Thursday, February 16, 2012

Chickens in the rain, February

This is a day thick with fog from a night filled with rain that started around midnight and continues into this morning. Woods only partially visible obscured with an impressionist mist that softens and mutes everything within sight as I look out of my studio window. The chickens, when I let them out earlier this morning raced out into the fog like escaping penitentiary prisoners making a break for freedom from the restrictive confinement of their smaller run and coup to the larger fenced confinement of the vegetable garden. Their freckled bodies were visible for only the briefest time as they scampered towards the blueberry bushes and the relative concealment of the espaliered fruit trees at the far end of the garden. They have such distinct personalities one can't help but find them fascinating. Watching them you can see their dinosaur ancestry and the reptilian influence through their actions and movements.
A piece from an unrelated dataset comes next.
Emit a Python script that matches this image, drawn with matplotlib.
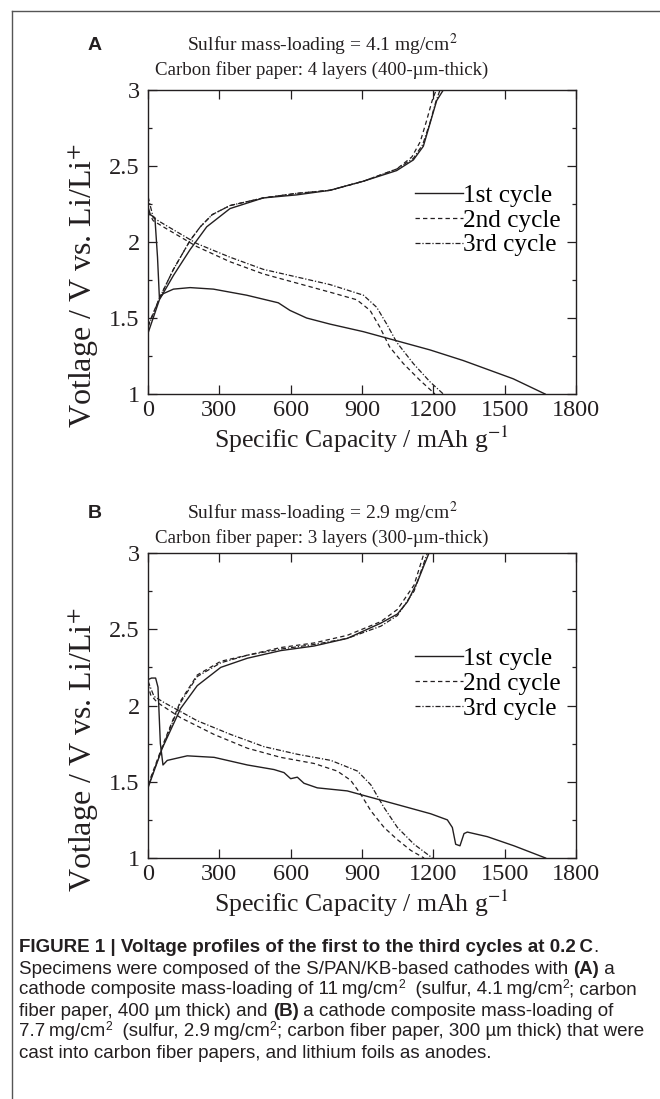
import matplotlib
matplotlib.use('Agg')
import matplotlib.pyplot as plt
from matplotlib import font_manager
from matplotlib.ticker import MultipleLocator
from matplotlib.lines import Line2D

# ---- panel A : 4.1 mg/cm2, 4 layers ----
a1_dis_x = [0, 10, 29, 40, 48, 64, 107, 177, 275, 415, 548, 597, 667, 765, 906, 1046, 1186, 1326, 1466, 1536, 1670]
a1_dis_v = [2.23, 2.18, 2.16, 1.9, 1.63, 1.66, 1.69, 1.70, 1.69, 1.65, 1.60, 1.55, 1.50, 1.46, 1.41, 1.35, 1.29, 1.22, 1.14, 1.10, 1.00]
a1_chg_x = [0, 48, 107, 177, 247, 345, 485, 625, 765, 906, 1046, 1116, 1158, 1186, 1214, 1242]
a1_chg_v = [1.40, 1.62, 1.78, 1.95, 2.10, 2.22, 2.29, 2.31, 2.34, 2.40, 2.47, 2.54, 2.63, 2.78, 2.93, 3.00]
a2_dis_x = [0, 22, 64, 205, 345, 485, 625, 765, 878, 934, 975, 1016, 1074, 1144, 1193, 1207]
a2_dis_v = [2.20, 2.14, 2.10, 1.97, 1.87, 1.79, 1.73, 1.67, 1.62, 1.55, 1.44, 1.31, 1.20, 1.09, 1.02, 1.00]
a2_chg_x = [0, 48, 107, 177, 220, 270, 345, 485, 625, 765, 906, 1046, 1110, 1145, 1172, 1195, 1212]
a2_chg_v = [1.45, 1.63, 1.82, 2.01, 2.10, 2.18, 2.24, 2.29, 2.32, 2.34, 2.40, 2.48, 2.56, 2.66, 2.80, 2.93, 3.00]
a3_dis_x = [0, 22, 64, 205, 345, 485, 625, 765, 906, 962, 1004, 1046, 1116, 1186, 1242]
a3_dis_v = [2.30, 2.16, 2.12, 1.99, 1.90, 1.82, 1.77, 1.72, 1.65, 1.57, 1.46, 1.34, 1.20, 1.08, 1.00]
a3_chg_x = [0, 48, 107, 177, 220, 270, 345, 485, 625, 765, 906, 1046, 1116, 1155, 1185, 1210, 1228]
a3_chg_v = [1.44, 1.63, 1.82, 2.01, 2.10, 2.18, 2.24, 2.29, 2.32, 2.34, 2.40, 2.48, 2.55, 2.64, 2.78, 2.92, 3.00]

# ---- panel B : 2.9 mg/cm2, 3 layers ----
b1_dis_x = [0, 15, 32, 42, 52, 63, 81, 165, 278, 418, 530, 572, 600, 628, 656, 712, 838, 908, 1049, 1189, 1259, 1280, 1294, 1312, 1329, 1343, 1427, 1539, 1672]
b1_dis_v = [2.17, 2.18, 2.18, 2.12, 1.75, 1.61, 1.64, 1.67, 1.66, 1.61, 1.58, 1.56, 1.52, 1.53, 1.49, 1.46, 1.44, 1.41, 1.35, 1.29, 1.25, 1.20, 1.09, 1.08, 1.16, 1.17, 1.14, 1.08, 1.00]
b1_chg_x = [0, 60, 137, 207, 306, 418, 558, 698, 838, 979, 1049, 1091, 1133, 1161, 1182]
b1_chg_v = [1.46, 1.72, 1.98, 2.13, 2.25, 2.31, 2.36, 2.39, 2.44, 2.54, 2.60, 2.68, 2.81, 2.92, 3.00]
b2_dis_x = [0, 11, 39, 137, 278, 418, 558, 698, 796, 852, 894, 937, 993, 1049, 1105, 1161]
b2_dis_v = [2.14, 2.07, 2.02, 1.92, 1.81, 1.72, 1.66, 1.62, 1.57, 1.51, 1.42, 1.31, 1.20, 1.12, 1.05, 1.00]
b2_chg_x = [0, 67, 137, 207, 306, 418, 558, 698, 838, 979, 1049, 1119, 1161]
b2_chg_v = [1.48, 1.76, 2.03, 2.20, 2.29, 2.33, 2.38, 2.41, 2.46, 2.55, 2.63, 2.79, 3.00]
b3_dis_x = [0, 25, 67, 207, 348, 488, 629, 769, 881, 937, 993, 1049, 1119, 1196]
b3_dis_v = [2.16, 2.06, 2.02, 1.90, 1.81, 1.73, 1.68, 1.64, 1.57, 1.48, 1.33, 1.20, 1.09, 1.00]
b3_chg_x = [0, 67, 137, 207, 306, 418, 558, 698, 838, 979, 1049, 1119, 1175]
b3_chg_v = [1.47, 1.75, 2.02, 2.19, 2.28, 2.33, 2.37, 2.40, 2.44, 2.52, 2.59, 2.75, 3.00]

cycle_labels = ['1st cycle', '2nd cycle', '3rd cycle']
x_ticks = [0, 300, 600, 900, 1200, 1500, 1800]
y_ticks = [1, 1.5, 2, 2.5, 3]

plt.rcParams['font.family'] = 'Liberation Serif'
plt.rcParams['mathtext.fontset'] = 'stix'

ink = '#231f20'
styles = [dict(ls='-', lw=1.0),
          dict(ls=(0, (3.5, 2.5)), lw=0.9),
          dict(ls=(0, (4, 1.5, 1, 1.5)), lw=0.9)]

W, H = 660, 1099
fig = plt.figure(figsize=(W / 100, H / 100), dpi=100)


def fx(px):
    return px / W


def fy(py):
    return 1 - py / H


def panel(top, bottom, curves, tag, title1, title2, ty):
    ax = fig.add_axes([fx(148), fy(bottom), fx(576) - fx(148), fy(top) - fy(bottom)])
    for k, (dx, dv, cx, cv) in enumerate(curves):
        ax.plot(dx, dv, color=ink, **styles[k])
        ax.plot(cx, cv, color=ink, **styles[k])
    ax.set_xlim(0, 1800)
    ax.set_ylim(1, 3)
    ax.set_xticks(x_ticks)
    ax.set_xticklabels([str(t) for t in x_ticks])
    ax.set_yticks(y_ticks)
    ax.set_yticklabels(['1', '1.5', '2', '2.5', '3'])
    ax.yaxis.set_minor_locator(MultipleLocator(0.25))
    ax.tick_params(which='both', direction='in', top=True, right=True,
                   labelsize=17.5, colors=ink, width=0.9)
    ax.tick_params(which='major', length=6.5, pad=4)
    ax.tick_params(which='minor', length=3)
    ax.tick_params(axis='y', pad=6)
    for s in ax.spines.values():
        s.set_linewidth(1.0)
        s.set_color(ink)
    ax.set_xlabel('Specific Capacity / mAh g$^{\\mathrm{-1}}$', fontsize=18.5, color=ink, labelpad=2)
    ax.set_ylabel('Votlage / V vs. Li/Li$^{+}$', fontsize=23, color=ink)
    ax.yaxis.set_label_coords(-0.11, 0.355)
    handles = [Line2D([], [], color=ink, **styles[k]) for k in range(3)]
    ax.legend(handles, cycle_labels, loc='upper left', bbox_to_anchor=(0.624, 0.69),
              frameon=False, handlelength=1.9, handletextpad=0.0, labelspacing=0.08,
              borderpad=0, borderaxespad=0, prop={'family': 'Liberation Serif', 'size': 18.2})
    fig.text(fx(322), fy(ty), title1, ha='center', va='center', fontsize=14, color=ink)
    fig.text(fx(322), fy(ty + 25), title2, ha='center', va='center', fontsize=13.6, color=ink)
    fig.text(fx(95), fy(ty), tag, ha='center', va='center', fontsize=14,
             fontweight='bold', family='Liberation Sans', color=ink)
    return ax


panel(90, 394, [(a1_dis_x, a1_dis_v, a1_chg_x, a1_chg_v),
                (a2_dis_x, a2_dis_v, a2_chg_x, a2_chg_v),
                (a3_dis_x, a3_dis_v, a3_chg_x, a3_chg_v)],
      'A', 'Sulfur mass-loading = 4.1 mg/cm$^{\\mathrm{2}}$',
      'Carbon fiber paper: 4 layers (400-\u00b5m-thick)', 45)
panel(553, 858, [(b1_dis_x, b1_dis_v, b1_chg_x, b1_chg_v),
                 (b2_dis_x, b2_dis_v, b2_chg_x, b2_chg_v),
                 (b3_dis_x, b3_dis_v, b3_chg_x, b3_chg_v)],
      'B', 'Sulfur mass-loading = 2.9 mg/cm$^{\\mathrm{2}}$',
      'Carbon fiber paper: 3 layers (300-\u00b5m-thick)', 513)

# frame lines of the figure box
fig.add_artist(Line2D([fx(12), 1], [fy(11), fy(11)], color='#555555', lw=1.0))
fig.add_artist(Line2D([fx(12), fx(12)], [fy(11), 0], color='#555555', lw=1.0))

# ---- caption ----
names = {f.name for f in font_manager.fontManager.ttflist}
cap_font = 'Liberation Sans Narrow' if 'Liberation Sans Narrow' in names else 'Liberation Sans'
cap_size = 13.5
renderer = fig.canvas.get_renderer()

caption = [
    [('FIGURE 1 | Voltage profiles of the first to the third cycles at 0.2\u2009C', 'b'), ('.', 'n')],
    [('Specimens were composed of the S/PAN/KB-based cathodes with ', 'n'), ('(A)', 'b'), (' a', 'n')],
    [('cathode composite mass-loading of 11\u2009mg/cm', 'n'), ('2', 's'), ('  (sulfur, 4.1\u2009mg/cm', 'n'),
     ('2', 's'), ('; carbon', 'n')],
    [('fiber paper, 400 \u00b5m thick) and ', 'n'), ('(B)', 'b'), (' a cathode composite mass-loading of', 'n')],
    [('7.7\u2009mg/cm', 'n'), ('2', 's'), ('  (sulfur, 2.9\u2009mg/cm', 'n'), ('2', 's'),
     ('; carbon fiber paper, 300 \u00b5m thick) that were', 'n')],
    [('cast into carbon fiber papers, and lithium foils as anodes.', 'n')],
]
line_y = [948, 969, 990, 1011, 1032, 1053]
for parts, py in zip(caption, line_y):
    x = fx(19)
    for txt, kind in parts:
        if kind == 's':
            t = fig.text(x, fy(py - 5), txt, ha='left', va='center', fontsize=cap_size * 0.65,
                         family=[cap_font, 'DejaVu Sans'], color=ink)
        else:
            t = fig.text(x, fy(py), txt, ha='left', va='center', fontsize=cap_size,
                         family=[cap_font, 'DejaVu Sans'], color=ink,
                         fontweight='bold' if kind == 'b' else 'normal')
        x += t.get_window_extent(renderer).width / W

fig.savefig('out.png', dpi=100)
The way they move their heads around in such animated jerks demonstrates the relationship to their long extinct progenitors. It's like having diminutive raptors scouring the garden for insects and edible green things. The four of them Jeanette, Brunise, Annice and Pauline have totally turned the garden upside down in the few short weeks since I have given them the relative freedom of free range chickens. Nothing is where it was before their foraging activities began. There is no way they can be unfettered at night as the fox, raccoons, opossums, bob cats, coyotes and other predators would render them extinct in no time at all. Each night after they have given up on the daylight and meandered back into their pen, I have to go down close and lock their coup door. This is for their safety even though some times the hungry predators dig their way into the fenced area and oddly take the head and necks from the defenseless chickens as they sleep on their perches. This is nature as surely as the African lion taking down the zebra on the Savannahs of Kenya. Well, maybe not so dramatic, noisy or time consuming but equally disastrous for the chickens.